On Thursday, October 9, 2008, Fischer requested registration cards and change of address forms from the Greene County Board of Elections for all 302 voters who took advantage of the five day window allowing for same-day registration and voting. Fischer stated that he wanted the information in order to track whether or not same-day voters were registered in other localities and were qualified electors in Greene County.

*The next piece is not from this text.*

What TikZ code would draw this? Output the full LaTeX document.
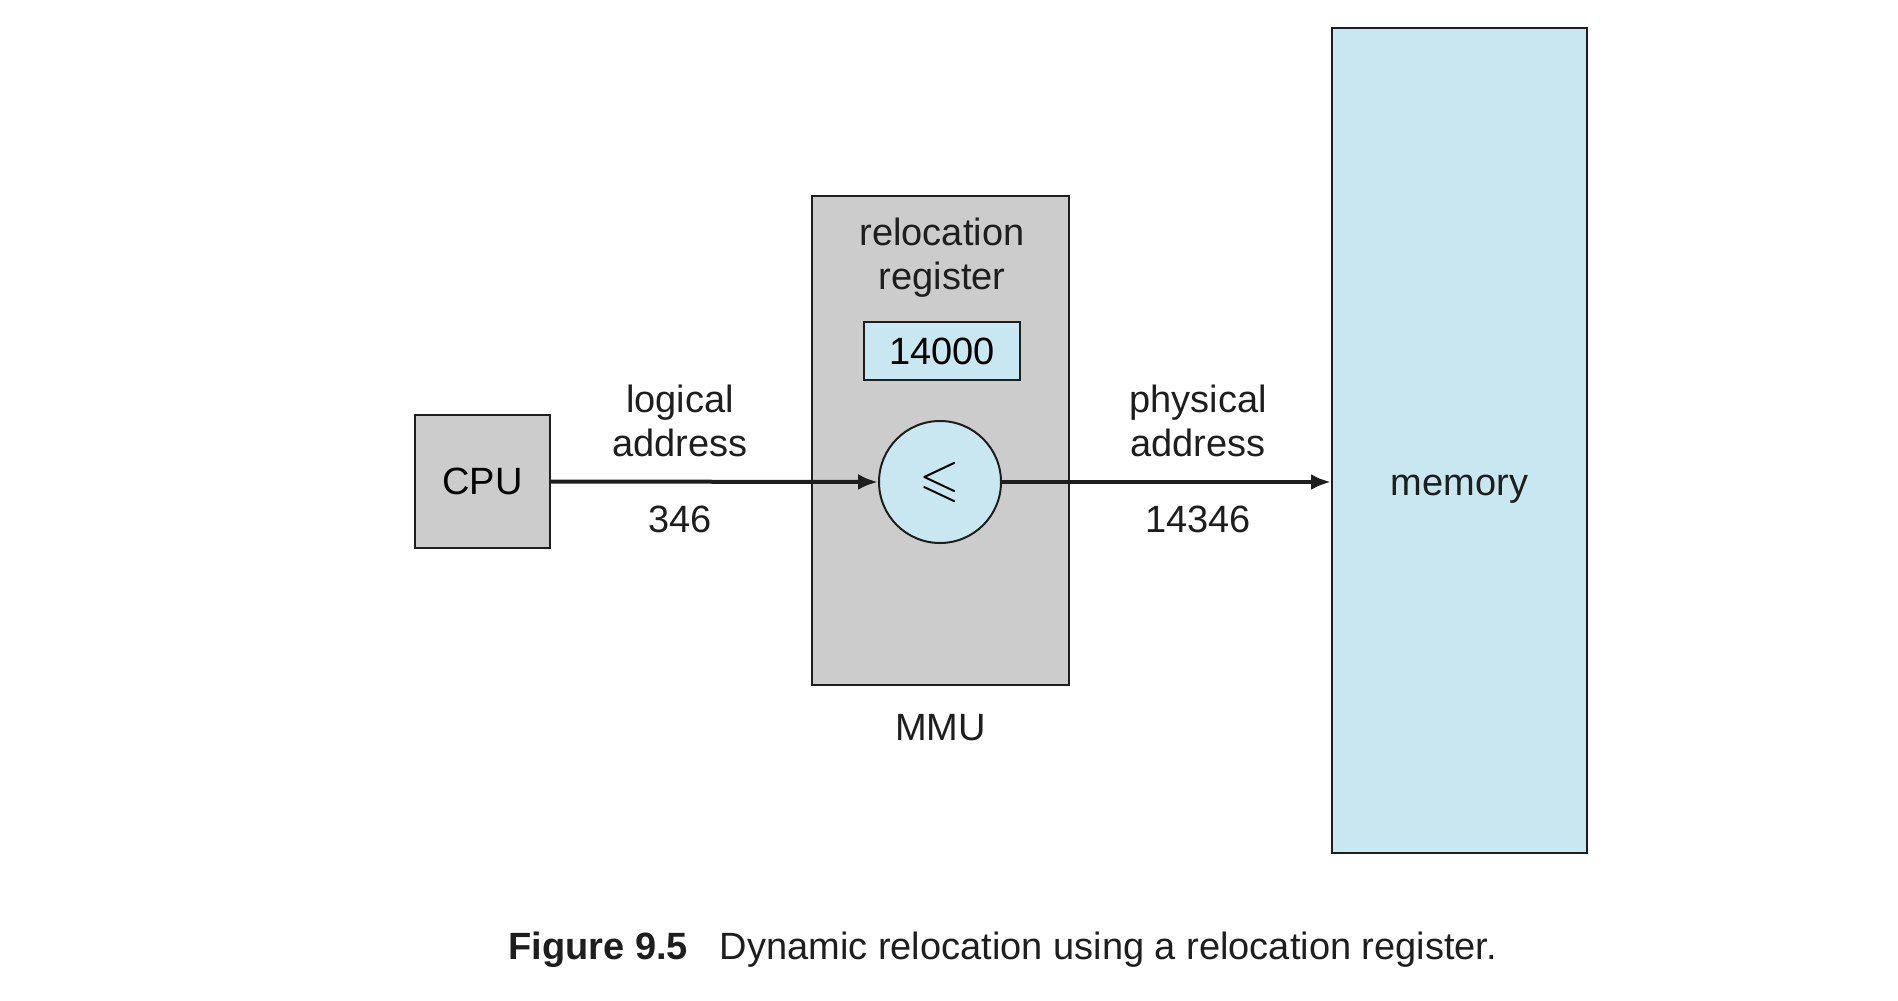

“Legitimate voters are being treated like criminals for exercising their right to vote. These voters have done nothing wrong, yet they are being unfairly targeted by law enforcement officials who have no evidence of wrong doing,” said Meredith Bell-Platts, staff counsel with the ACLU Voting Rights Project. “Three federal courts and the Ohio Supreme Court have determined that the five day window for same-day registration and voting is legal. These law enforcement officials ought to move on and stop intimidating innocent voters.”

The Ohio Supreme Court and U.S. District Court for the Northern District of Ohio ruled on September 29, 2008 that same-day registration and voting during the five day window is legal under Ohio law. The U.S. District Court for the Southern District of Ohio declined to stop the program subsequent to the Ohio Supreme Court’s ruling. The Sixth Circuit Court of Appeals upheld the five day window as well.

Joining the ACLU in its letter to Sheriff Fischer and Prosecuting Attorney Haller are the Lawyers Committee for Civil Rights Under the Law, Project Vote and Demos: A Network for Ideas and Action and Ellis Jacobs.

"Conducting an investigation involving hundreds of people without any evidence of criminal activity is not only poor police work, it is illegal. Federal law protects voters from being intimidated, even unintentionally, by the actions of others. If voters believe that simply casting their ballot lawfully will subject them to investigation by police, it will almost certainly lead to some avoiding the ballot box," Davis concluded.